**Exercise brief**
Transcribe every line from the top down to the line with "year_months = [12, 12, 4]", both ends included, but not the pictures.

**Provided data**
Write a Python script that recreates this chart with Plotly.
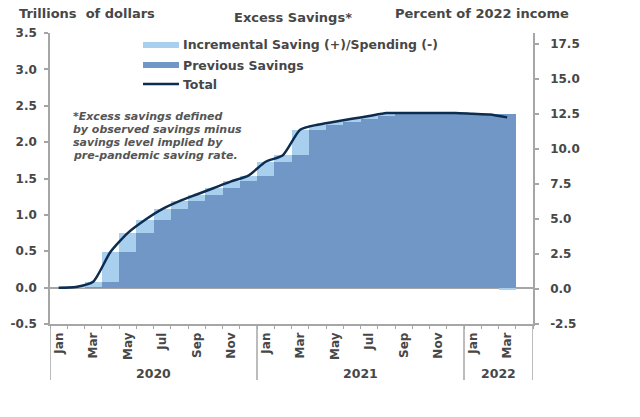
import plotly.graph_objects as go

# ---------------- data ----------------
months = ["Jan", "Feb", "Mar", "Apr", "May", "Jun", "Jul", "Aug", "Sep", "Oct", "Nov", "Dec",
          "Jan", "Feb", "Mar", "Apr", "May", "Jun", "Jul", "Aug", "Sep", "Oct", "Nov", "Dec",
          "Jan", "Feb", "Mar", "Apr"]
years = ["2020", "2021", "2022"]
year_months = [12, 12, 4]

total = [0.00, 0.01, 0.08, 0.49, 0.75, 0.93, 1.08, 1.19, 1.28, 1.37, 1.46, 1.54,
         1.73, 1.82, 2.17, 2.24, 2.28, 2.32, 2.36, 2.40, 2.40, 2.40, 2.40, 2.40,
         2.39, 2.38, 2.34]
previous = [0.00, 0.00, 0.01, 0.08, 0.49, 0.75, 0.93, 1.08, 1.19, 1.28, 1.37, 1.46,
            1.54, 1.73, 1.82, 2.17, 2.24, 2.28, 2.32, 2.36, 2.40, 2.40, 2.40, 2.40,
            2.40, 2.39, 2.38]
incremental = [0.00, 0.01, 0.07, 0.41, 0.26, 0.18, 0.15, 0.11, 0.09, 0.09, 0.09, 0.08,
               0.19, 0.09, 0.35, 0.07, 0.04, 0.04, 0.04, 0.04, 0.00, 0.00, 0.00, 0.00,
               0.00, 0.00, -0.03]

left_ticks = [-0.5, 0.0, 0.5, 1.0, 1.5, 2.0, 2.5, 3.0, 3.5]
left_labels = ["-0.5", "0.0", "0.5", "1.0", "1.5", "2.0", "2.5", "3.0", "3.5"]
right_ticks = [-2.5, 0.0, 2.5, 5.0, 7.5, 10.0, 12.5, 15.0, 17.5]
right_labels = ["-2.5", "0.0", "2.5", "5.0", "7.5", "10.0", "12.5", "15.0", "17.5"]

footnote = ["*Excess savings defined", "by observed savings minus",
            "savings level implied by", "pre-pandemic saving rate."]

# ---------------- style ----------------
DARK = "#7197C6"
LIGHT = "#A9CFEE"
NAVY = "#0C2C50"
AXIS = "#A6A6A6"
TXT = "#474747"
FONT = "DejaVu Sans, Verdana, sans-serif"


def f(size, color=TXT, style="normal"):
    return dict(family=FONT, size=size, color=color, weight="bold", style=style)


W, H = 640, 417
L, R, T, B = 50, 107, 33, 93
PW, PH = W - L - R, H - T - B


def px(x):
    return (x - L) / PW


def py(y):
    return (H - B - y) / PH


idx = list(range(len(total)))
n_slots = len(months)

fig = go.Figure()
fig.add_trace(go.Bar(x=idx, y=previous, name="Previous Savings", marker_color=DARK,
                     marker_line_width=0, width=1.0, showlegend=False))
fig.add_trace(go.Bar(x=idx, y=incremental, name="Incremental Saving (+)/Spending (-)",
                     marker_color=LIGHT, marker_line_width=0, width=1.0, showlegend=False))
fig.add_trace(go.Scatter(x=idx, y=total, mode="lines", name="Total",
                         line=dict(color=NAVY, width=2.5, shape="spline", smoothing=0.6),
                         showlegend=False))
fig.add_trace(go.Scatter(x=[None], y=[None], yaxis="y2", showlegend=False, hoverinfo="skip"))

tickvals = [i for i in range(0, len(total), 2)]
ticktext = [months[i] for i in tickvals]

fig.update_layout(
    width=W, height=H,
    margin=dict(l=L, r=R, t=T, b=B, pad=0),
    paper_bgcolor="white", plot_bgcolor="white",
    barmode="relative", bargap=0,
    font=f(12),
    showlegend=False,
    xaxis=dict(range=[-0.5, n_slots - 0.5], showline=True, linecolor=AXIS, linewidth=1.5,
               tickmode="array", tickvals=tickvals, ticktext=ticktext, tickangle=-90,
               ticks="", showgrid=False, zeroline=False, ticklabelstandoff=2,
               tickfont=f(12),
               minor=dict(ticks="outside", ticklen=3, tickcolor=AXIS, tickwidth=1,
                          tick0=-0.5, dtick=1, showgrid=False)),
    yaxis=dict(range=[-0.5, 3.5], tickmode="array", tickvals=left_ticks, ticktext=left_labels,
               ticks="outside", ticklen=4, tickcolor=AXIS, tickwidth=1.5, ticklabelstandoff=5,
               showline=True, linecolor=AXIS, linewidth=1.5, showgrid=False,
               zeroline=True, zerolinecolor=AXIS, zerolinewidth=1.5,
               tickfont=f(12)),
    yaxis2=dict(range=[-2.5, 18.3], overlaying="y", side="right", tickmode="array",
                tickvals=right_ticks, ticktext=right_labels, ticks="outside", ticklen=4,
                tickcolor=AXIS, tickwidth=1.5, ticklabelstandoff=9, showline=True,
                linecolor=AXIS, linewidth=1.5,
                showgrid=False, zeroline=False, tickfont=f(12)),
)

shapes = []
# year separators below the category axis
b = -0.5
bounds = [b]
for m in year_months:
    b += m
    bounds.append(b)
for xb in bounds:
    shapes.append(dict(type="line", xref="x", yref="paper", x0=xb, x1=xb, y0=0, y1=py(380),
                       line=dict(color=AXIS, width=1.5)))
# manual legend
shapes.append(dict(type="rect", xref="paper", yref="paper", x0=px(143), x1=px(179),
                   y0=py(48), y1=py(42), fillcolor=LIGHT, line=dict(width=0)))
shapes.append(dict(type="rect", xref="paper", yref="paper", x0=px(143), x1=px(179),
                   y0=py(68), y1=py(62), fillcolor=DARK, line=dict(width=0)))
shapes.append(dict(type="line", xref="paper", yref="paper", x0=px(143), x1=px(179),
                   y0=py(84), y1=py(84), line=dict(color=NAVY, width=2.5)))
fig.update_layout(shapes=shapes)

ann = []
for name, yc in [("Incremental Saving (+)/Spending (-)", 45), ("Previous Savings", 65), ("Total", 84)]:
    ann.append(dict(text=name, xref="paper", yref="paper", x=px(181), y=py(yc),
                    xanchor="left", yanchor="middle", showarrow=False, font=f(12.5)))
for i, yr in enumerate(years):
    ann.append(dict(text=yr, xref="x", yref="paper", x=(bounds[i] + bounds[i + 1]) / 2,
                    y=py(373), xanchor="center", yanchor="middle", showarrow=False,
                    font=f(12.5)))
ann.append(dict(text="Trillions  of dollars", xref="paper", yref="paper", x=px(17), y=py(13),
                xanchor="left", yanchor="middle", showarrow=False, font=f(13)))
ann.append(dict(text="Excess Savings*", xref="paper", yref="paper", x=px(293), y=py(18),
                xanchor="center", yanchor="middle", showarrow=False, font=f(13)))
ann.append(dict(text="Percent of 2022 income", xref="paper", yref="paper", x=px(393), y=py(13),
                xanchor="left", yanchor="middle", showarrow=False, font=f(13)))
for k, line in enumerate(footnote):
    ann.append(dict(text=line, xref="paper", yref="paper", x=px(71),
                    y=py(117 + 12.7 * k), xanchor="left", yanchor="middle", showarrow=False,
                    font=f(11, "#555555", "italic")))
fig.update_layout(annotations=ann)

fig.write_html("out.html", config={"displayModeBar": False},
               post_script="document.body.style.margin='0px';")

**Solved exercise**
Write a Python script that recreates this chart with Plotly.
import plotly.graph_objects as go

# ---------------- data ----------------
months = ["Jan", "Feb", "Mar", "Apr", "May", "Jun", "Jul", "Aug", "Sep", "Oct", "Nov", "Dec",
          "Jan", "Feb", "Mar", "Apr", "May", "Jun", "Jul", "Aug", "Sep", "Oct", "Nov", "Dec",
          "Jan", "Feb", "Mar", "Apr"]
years = ["2020", "2021", "2022"]
year_months = [12, 12, 4]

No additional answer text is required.